Alice Prael joined DSS in September as the graduate assistant, Digital Programs and Initiatives. Alice is currently in her second year at the iSchool, in the Digital Curation concentration.
The Historic Maryland Newspapers Project welcomed a new Student Assistant in September. Jordan Lee is in her second year of the MLS program and is a GA in the College of Behavioral and Social Sciences Advising Office. Welcome, Jordan!
David Steelman joined SSDR as a System Analyst and will be providing software development and applicant support for USMAI, working along with the Consortial Library Applications Support (CLAS) team in DSS. David received his Bachelor of Science, Comprehensive, from Villanova University and his Master of Science, Computer Science, from the University of Maryland, College Park. He is coming to us from Raytheon Solipsys Corporation where he worked as a Senior Software Engineer, working on projects such as the Tactical Display Framework (TDF), a Java-based object-oriented Command and Control Battle Management package.
It has rained and poured this month for SSDR in that we also welcomed three new Graduate Assistant software developers, each in the second year of their programs. Sakshi Jain is in the Masters of Information Management program while Rohit Arora and Vivian Thayil are in the Masters of Telecommunications Engineering program.
Events
As part of the Future of the Research Library Speaker Series, Martin Sandler, Director of the Center for Library Initiatives for the CIC, will be speaking on Thursday, 4 December from 10:00 am to 11:30 am in the Special Events Room. Details are available at http://www.lib.umd.edu/speakerseries.

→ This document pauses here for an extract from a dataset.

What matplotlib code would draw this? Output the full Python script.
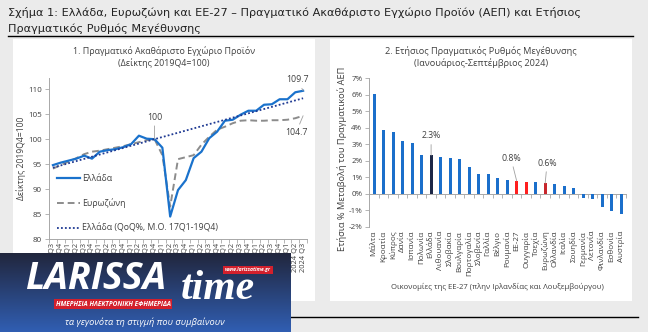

Conferences, Workshops and Professional Activities
Jennie Levine Knies, Doug McElrath, and Liz Caringola attended the annual meeting of the National Digital Newspaper Program (NDNP) from September 16-18 in Washington, DC. Liz Caringola presented on the results of our Wikipedia project this summer. Liz also represented Maryland at a pre-conference meeting called Beyond NDNP, which discussed issues of project sustainability after NDNP funding ends, shared infrastructure, and standards and best practices for newspaper digitization.
Josh Westgard was notified that his poster, “The Bot Will Serve You Now: Automating Access to Archival Materials,” was accepted by the IEEE Conference on Big Data, which will be held October 27-30, in Bethesda, Maryland.
Jennie Knies joined the BitCurator Consortium Start-Up Committee. The Start-up Committee is the decision-making group until the Executive Council is elected in spring 2015.